Retype every line from the start of the data down to and including the line with "(C3.north) .. controls +(0,-107) and +(0,107) .. (C1.south);". Skip the pictures.

▶

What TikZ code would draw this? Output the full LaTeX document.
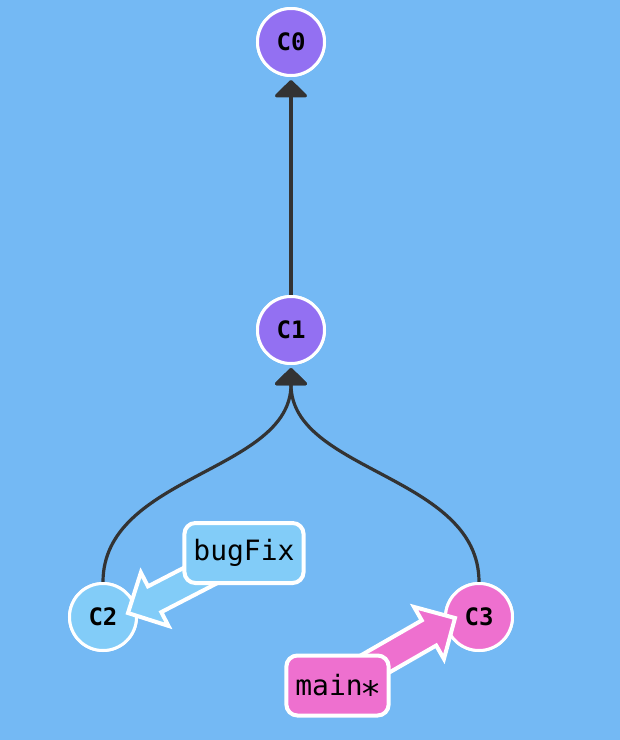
\documentclass[tikz,border=0pt]{standalone}
\usepackage{fontspec}
\setmonofont{DejaVu Sans Mono}
\usetikzlibrary{calc,arrows.meta}
\definecolor{bgblue}{HTML}{74B9F4}
\definecolor{cpurple}{HTML}{9370F2}
\definecolor{cpink}{HTML}{EE70CF}
\definecolor{clight}{HTML}{82CCF8}
\definecolor{edgegray}{HTML}{333333}
\tikzset{
  commit/.style={circle, draw=white, line width=3pt, minimum size=67pt, inner sep=0pt,
    font=\ttfamily\bfseries\fontsize{24}{24}\selectfont},
  branchlabel/.style={rectangle, rounded corners=11pt, draw=white, line width=4pt,
    minimum height=60pt, inner xsep=9pt, inner ysep=0pt,
    font=\ttfamily\fontsize{28}{28}\selectfont},
  edge/.style={draw=edgegray, line width=3.2pt,
    -{Triangle[width=36pt,length=18pt,round]}, shorten >=3pt},
}
\newcommand\blockarrow[3]{%
  \coordinate (ba-h) at ($(#3)!30pt!(#2)$);
  \filldraw[fill=#1, draw=white, line width=4pt, line join=miter]
    ($(#2)!14.5pt!90:(#3)$) -- ($(ba-h)!14.5pt!-90:(#2)$) -- ($(ba-h)!30pt!-90:(#2)$)
    -- (#3) -- ($(ba-h)!30pt!90:(#2)$) -- ($(ba-h)!14.5pt!90:(#2)$)
    -- ($(#2)!14.5pt!-90:(#3)$) -- cycle;
}
\begin{document}
\begin{tikzpicture}[x=1pt,y=-1pt]
\fill[bgblue] (0,0) rectangle (620,740);
\useasboundingbox (0,0) rectangle (620,740);

\node[commit, fill=cpurple] (C0) at (291,42) {C0};
\node[commit, fill=cpurple] (C1) at (291,330) {C1};
\node[commit, fill=clight] (C2) at (103,617) {C2};
\node[commit, fill=cpink] (C3) at (479,617) {C3};

\draw[edge] (C1.north) -- (C0.south);
\draw[edge] (C2.north) .. controls +(0,-107) and +(0,107) .. (C1.south);
\draw[edge] (C3.north) .. controls +(0,-107) and +(0,107) .. (C1.south);

\node[commit, fill=cpurple] at (C0) {C0};
\node[commit, fill=cpurple] at (C1) {C1};
\node[commit, fill=clight] at (C2) {C2};
\node[commit, fill=cpink] at (C3) {C3};

\coordinate (bugtail) at (244,553);
\coordinate (maintail) at (337.5,685.5);
\coordinate (bugtip) at ($(C2.center)+(25,-4)$);
\coordinate (maintip) at ($(C3.center)+(-24,1)$);

\blockarrow{clight}{bugtail}{bugtip}
\blockarrow{cpink}{maintail}{maintip}

\node[branchlabel, fill=clight] (bugFix) at (bugtail) {bugFix};
\node[branchlabel, fill=cpink] (main) at (maintail) {main\makebox[0.602em]{\smash{\raisebox{-0.36em}{\scalebox{1.25}{*}}}}};
\end{tikzpicture}
\end{document}
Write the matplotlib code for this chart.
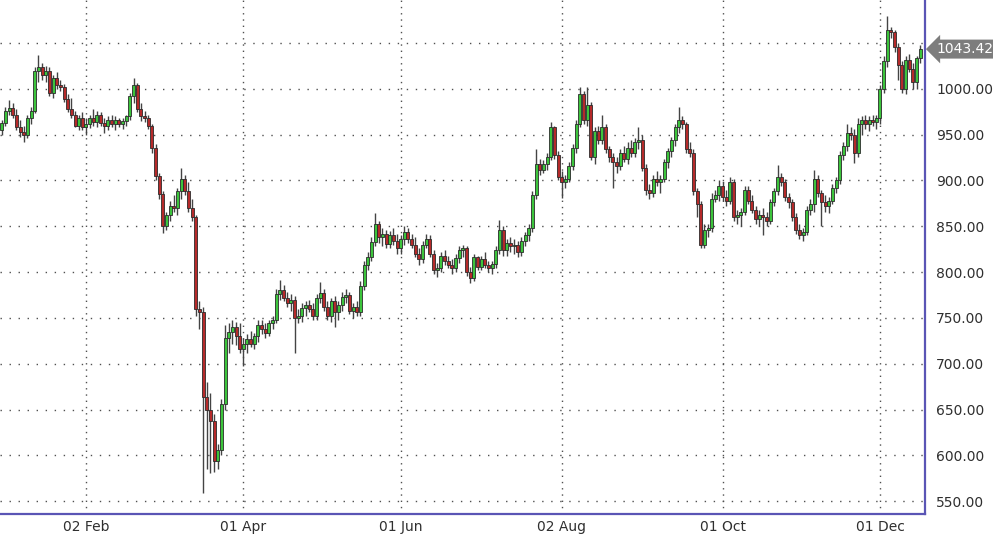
import numpy as np
import pandas as pd
import matplotlib
matplotlib.use("Agg")
import matplotlib.pyplot as plt
import matplotlib.transforms as mtransforms

# ---------------- data ----------------
# bar labels (Sun-Thu stamped daily bars)
all_days = pd.date_range("2019-12-31", "2020-12-16")
dates = all_days[all_days.dayofweek.isin([6, 0, 1, 2, 3])]

open_ = [
    955, 963, 976, 979, 972, 958, 953, 950, 968, 976,
    1020, 1024, 1015, 1020, 996, 1012, 1004, 1002, 989, 978,
    972, 960, 968, 958, 962, 968, 964, 972, 963, 960,
    966, 962, 966, 962, 965, 970, 992, 1004, 978, 970,
    968, 960, 936, 905, 885, 850, 862, 872, 870, 888,
    902, 888, 870, 860, 760, 756, 664, 650, 638, 594,
    606, 656, 728, 735, 740, 730, 716, 722, 727, 722,
    730, 742, 738, 734, 744, 748, 776, 780, 772, 766,
    770, 750, 752, 761, 764, 760, 752, 772, 777, 762,
    752, 768, 756, 764, 773, 775, 758, 762, 756, 785,
    808, 817, 833, 852, 838, 842, 831, 840, 834, 826,
    836, 844, 836, 830, 820, 814, 830, 836, 820, 802,
    804, 818, 812, 808, 804, 815, 824, 826, 800, 794,
    816, 806, 814, 808, 804, 809, 824, 846, 824, 832,
    828, 830, 822, 834, 840, 848, 884, 918, 912, 918,
    926, 958, 928, 904, 898, 902, 916, 936, 962, 994,
    966, 982, 926, 954, 944, 958, 934, 926, 920, 916,
    930, 924, 936, 930, 942, 944, 914, 890, 886, 902,
    898, 902, 920, 932, 944, 958, 966, 962, 934, 930,
    888, 874, 830, 846, 848, 880, 884, 894, 882, 878,
    898, 860, 862, 866, 890, 878, 868, 858, 862, 860,
    856, 876, 888, 904, 898, 882, 876, 860, 846, 840,
    844, 868, 874, 902, 886, 876, 872, 878, 892, 900,
    928, 938, 952, 950, 930, 962, 966, 962, 966, 964,
    968, 1000, 1030, 1064, 1062, 1046, 1026, 1000, 1032, 1022,
    1008, 1034,
]
high = [
    966, 980, 988, 985, 978, 966, 960, 972, 980, 1024,
    1037, 1028, 1025, 1024, 1015, 1018, 1010, 1005, 994, 990,
    976, 972, 975, 968, 972, 978, 976, 975, 968, 970,
    972, 970, 968, 968, 972, 996, 1012, 1006, 985, 976,
    972, 962, 940, 908, 888, 866, 878, 884, 892, 914,
    906, 898, 880, 862, 768, 762, 680, 668, 645, 612,
    662, 742, 745, 748, 746, 744, 728, 732, 736, 734,
    748, 748, 745, 748, 752, 782, 791, 786, 778, 776,
    774, 760, 766, 768, 770, 766, 776, 789, 782, 768,
    772, 774, 768, 778, 782, 778, 766, 768, 790, 812,
    822, 838, 865, 856, 848, 846, 845, 848, 842, 840,
    850, 848, 842, 838, 826, 834, 842, 840, 824, 810,
    822, 824, 818, 814, 820, 828, 830, 828, 806, 820,
    818, 818, 822, 812, 812, 828, 857, 850, 836, 838,
    836, 834, 838, 844, 852, 888, 934, 924, 922, 930,
    964, 960, 932, 910, 906, 920, 940, 966, 1002, 998,
    1002, 986, 958, 960, 972, 962, 938, 930, 926, 934,
    938, 942, 944, 946, 958, 950, 918, 896, 906, 910,
    906, 924, 936, 948, 962, 980, 970, 964, 942, 934,
    892, 878, 852, 852, 886, 890, 900, 898, 890, 904,
    902, 868, 870, 894, 894, 884, 872, 868, 870, 866,
    880, 892, 917, 908, 902, 886, 880, 864, 852, 848,
    872, 880, 912, 906, 890, 884, 882, 896, 904, 932,
    942, 962, 958, 956, 968, 970, 972, 970, 972, 972,
    1004, 1036, 1079, 1068, 1064, 1050, 1030, 1036, 1038, 1028,
    1036, 1048,
]
low = [
    950, 960, 972, 968, 955, 948, 942, 946, 962, 974,
    1008, 1010, 1008, 992, 990, 1000, 998, 986, 975, 968,
    958, 955, 955, 950, 957, 960, 958, 960, 952, 955,
    958, 955, 958, 956, 960, 966, 985, 975, 965, 964,
    956, 930, 900, 880, 843, 846, 856, 866, 862, 880,
    884, 866, 856, 752, 738, 559, 585, 581, 582, 585,
    600, 650, 712, 722, 720, 712, 697, 712, 718, 716,
    724, 732, 728, 730, 738, 744, 770, 768, 762, 758,
    712, 744, 746, 752, 756, 748, 748, 766, 758, 748,
    746, 740, 748, 758, 766, 754, 750, 752, 752, 780,
    802, 812, 828, 832, 828, 826, 826, 830, 820, 820,
    830, 832, 826, 816, 808, 810, 826, 816, 798, 795,
    800, 808, 804, 798, 800, 810, 816, 796, 788, 790,
    802, 802, 804, 800, 798, 804, 820, 818, 818, 822,
    820, 816, 818, 828, 834, 844, 880, 906, 908, 912,
    922, 924, 900, 881, 892, 898, 912, 930, 958, 962,
    960, 922, 918, 940, 940, 930, 920, 892, 908, 912,
    920, 918, 926, 926, 934, 910, 884, 880, 882, 894,
    886, 898, 914, 926, 938, 952, 956, 930, 926, 884,
    860, 826, 826, 838, 844, 876, 878, 878, 872, 874,
    856, 852, 850, 862, 874, 864, 852, 850, 840, 850,
    852, 872, 884, 894, 878, 870, 856, 842, 836, 834,
    840, 862, 866, 882, 850, 866, 864, 874, 886, 896,
    922, 932, 944, 919, 926, 950, 956, 954, 960, 956,
    962, 996, 1024, 1056, 1040, 1010, 996, 994, 1018, 1000,
    1000, 1028,
]
close = [
    963, 976, 979, 972, 958, 953, 950, 968, 976, 1020,
    1024, 1015, 1020, 996, 1012, 1004, 1002, 989, 978, 972,
    960, 968, 958, 962, 968, 964, 972, 963, 960, 966,
    962, 966, 962, 965, 970, 992, 1004, 978, 970, 968,
    960, 936, 905, 885, 850, 862, 872, 870, 888, 902,
    888, 870, 860, 760, 756, 664, 650, 638, 594, 606,
    656, 728, 735, 740, 730, 716, 722, 727, 722, 730,
    742, 738, 734, 744, 748, 776, 780, 772, 766, 770,
    750, 752, 761, 764, 760, 752, 772, 777, 762, 752,
    768, 756, 764, 773, 775, 758, 762, 756, 785, 808,
    817, 833, 852, 838, 842, 831, 840, 834, 826, 836,
    844, 836, 830, 820, 814, 830, 836, 820, 802, 804,
    818, 812, 808, 804, 815, 824, 826, 800, 794, 816,
    806, 814, 808, 804, 809, 824, 846, 824, 832, 828,
    830, 822, 834, 840, 848, 884, 918, 912, 918, 926,
    958, 928, 904, 898, 902, 916, 936, 962, 994, 966,
    982, 926, 954, 944, 958, 934, 926, 920, 916, 930,
    924, 936, 930, 942, 944, 914, 890, 886, 902, 898,
    902, 920, 932, 944, 958, 966, 962, 934, 930, 888,
    874, 830, 846, 848, 880, 884, 894, 882, 878, 898,
    860, 862, 866, 890, 878, 868, 858, 862, 860, 856,
    876, 888, 904, 898, 882, 876, 860, 846, 840, 844,
    868, 874, 902, 886, 876, 872, 878, 892, 900, 928,
    938, 952, 950, 930, 962, 966, 962, 966, 964, 968,
    1000, 1030, 1064, 1062, 1046, 1026, 1000, 1032, 1022, 1008,
    1034, 1043.42,
]
y_ticks = [550, 600, 650, 700, 750, 800, 850, 900, 950, 1000, 1050]
label_year = 2020
label_months = [2, 4, 6, 8, 10, 12]
last_price = close[-1]

# ---------------- figure ----------------
W, H = 993, 534
fig = plt.figure(figsize=(W / 100, H / 100), dpi=100)
fig.patch.set_facecolor("white")
ax = fig.add_axes([0, 20 / H, 925 / W, 514 / H])
ax.set_facecolor("white")

n = min(len(dates), len(open_), len(high), len(low), len(close))
xs = np.arange(n)
o = np.array(open_[:n], float)
h = np.array(high[:n], float)
l = np.array(low[:n], float)
c = np.array(close[:n], float)

up = c >= o
body_col = np.where(up, "#3cc43c", "#b52a2a")
bottom = np.minimum(o, c)
height = np.maximum(np.abs(c - o), 0.8)

ax.vlines(xs, l, h, color="#444444", linewidth=1.0, zorder=2)
ax.bar(xs, height, bottom=bottom, width=0.82, color=body_col,
       edgecolor="#2b2b2b", linewidth=0.6, zorder=3)

ax.set_xlim(-0.5, 252.3)
ax.set_ylim(536, 1097)

# x ticks at first bar of selected months
d = dates[:n]
tick_pos, tick_lab = [], []
for m in label_months:
    idx = np.where((d.month == m) & (d.year == label_year))[0]
    if len(idx):
        tick_pos.append(idx[0])
        tick_lab.append(d[idx[0]].strftime("%d %b"))
ax.set_xticks(tick_pos)
ax.set_xticklabels(tick_lab)

ax.set_yticks(y_ticks)
# the top label sits behind the last-price tag, as in the reference
ax.set_yticklabels([f"{v:.2f}" if v < 1050 else "" for v in y_ticks])
ax.yaxis.tick_right()

ax.tick_params(axis="both", length=0, labelsize=10, labelcolor="#2f2f2f")
ax.tick_params(axis="y", pad=8)
ax.tick_params(axis="x", pad=4)

ax.yaxis.grid(True, linestyle=(0, (1, 5.5)), color="#505050", linewidth=1.0, zorder=0)
ax.xaxis.grid(True, linestyle=(0, (1, 3.5)), color="#505050", linewidth=1.0, zorder=0)
ax.set_axisbelow(True)

for s in ("left", "top"):
    ax.spines[s].set_visible(False)
for s in ("right", "bottom"):
    ax.spines[s].set_color("#5a55b5")
    ax.spines[s].set_linewidth(1.6)

# last-price tag
trans = mtransforms.blended_transform_factory(ax.transAxes, ax.transData)
ax.text(1.012, last_price, f"{last_price:.2f}", transform=trans,
        ha="left", va="center", fontsize=10, color="white", zorder=10,
        clip_on=False,
        bbox=dict(boxstyle="larrow,pad=0.18", fc="#7d7d7d", ec="none"))

fig.savefig("out.png", dpi=100, facecolor="white")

◀

--- Output ---
What TikZ code would draw this? Output the full LaTeX document.
\documentclass[tikz,border=0pt]{standalone}
\usepackage{fontspec}
\setmonofont{DejaVu Sans Mono}
\usetikzlibrary{calc,arrows.meta}
\definecolor{bgblue}{HTML}{74B9F4}
\definecolor{cpurple}{HTML}{9370F2}
\definecolor{cpink}{HTML}{EE70CF}
\definecolor{clight}{HTML}{82CCF8}
\definecolor{edgegray}{HTML}{333333}
\tikzset{
  commit/.style={circle, draw=white, line width=3pt, minimum size=67pt, inner sep=0pt,
    font=\ttfamily\bfseries\fontsize{24}{24}\selectfont},
  branchlabel/.style={rectangle, rounded corners=11pt, draw=white, line width=4pt,
    minimum height=60pt, inner xsep=9pt, inner ysep=0pt,
    font=\ttfamily\fontsize{28}{28}\selectfont},
  edge/.style={draw=edgegray, line width=3.2pt,
    -{Triangle[width=36pt,length=18pt,round]}, shorten >=3pt},
}
\newcommand\blockarrow[3]{%
  \coordinate (ba-h) at ($(#3)!30pt!(#2)$);
  \filldraw[fill=#1, draw=white, line width=4pt, line join=miter]
    ($(#2)!14.5pt!90:(#3)$) -- ($(ba-h)!14.5pt!-90:(#2)$) -- ($(ba-h)!30pt!-90:(#2)$)
    -- (#3) -- ($(ba-h)!30pt!90:(#2)$) -- ($(ba-h)!14.5pt!90:(#2)$)
    -- ($(#2)!14.5pt!-90:(#3)$) -- cycle;
}
\begin{document}
\begin{tikzpicture}[x=1pt,y=-1pt]
\fill[bgblue] (0,0) rectangle (620,740);
\useasboundingbox (0,0) rectangle (620,740);

\node[commit, fill=cpurple] (C0) at (291,42) {C0};
\node[commit, fill=cpurple] (C1) at (291,330) {C1};
\node[commit, fill=clight] (C2) at (103,617) {C2};
\node[commit, fill=cpink] (C3) at (479,617) {C3};

\draw[edge] (C1.north) -- (C0.south);
\draw[edge] (C2.north) .. controls +(0,-107) and +(0,107) .. (C1.south);
\draw[edge] (C3.north) .. controls +(0,-107) and +(0,107) .. (C1.south);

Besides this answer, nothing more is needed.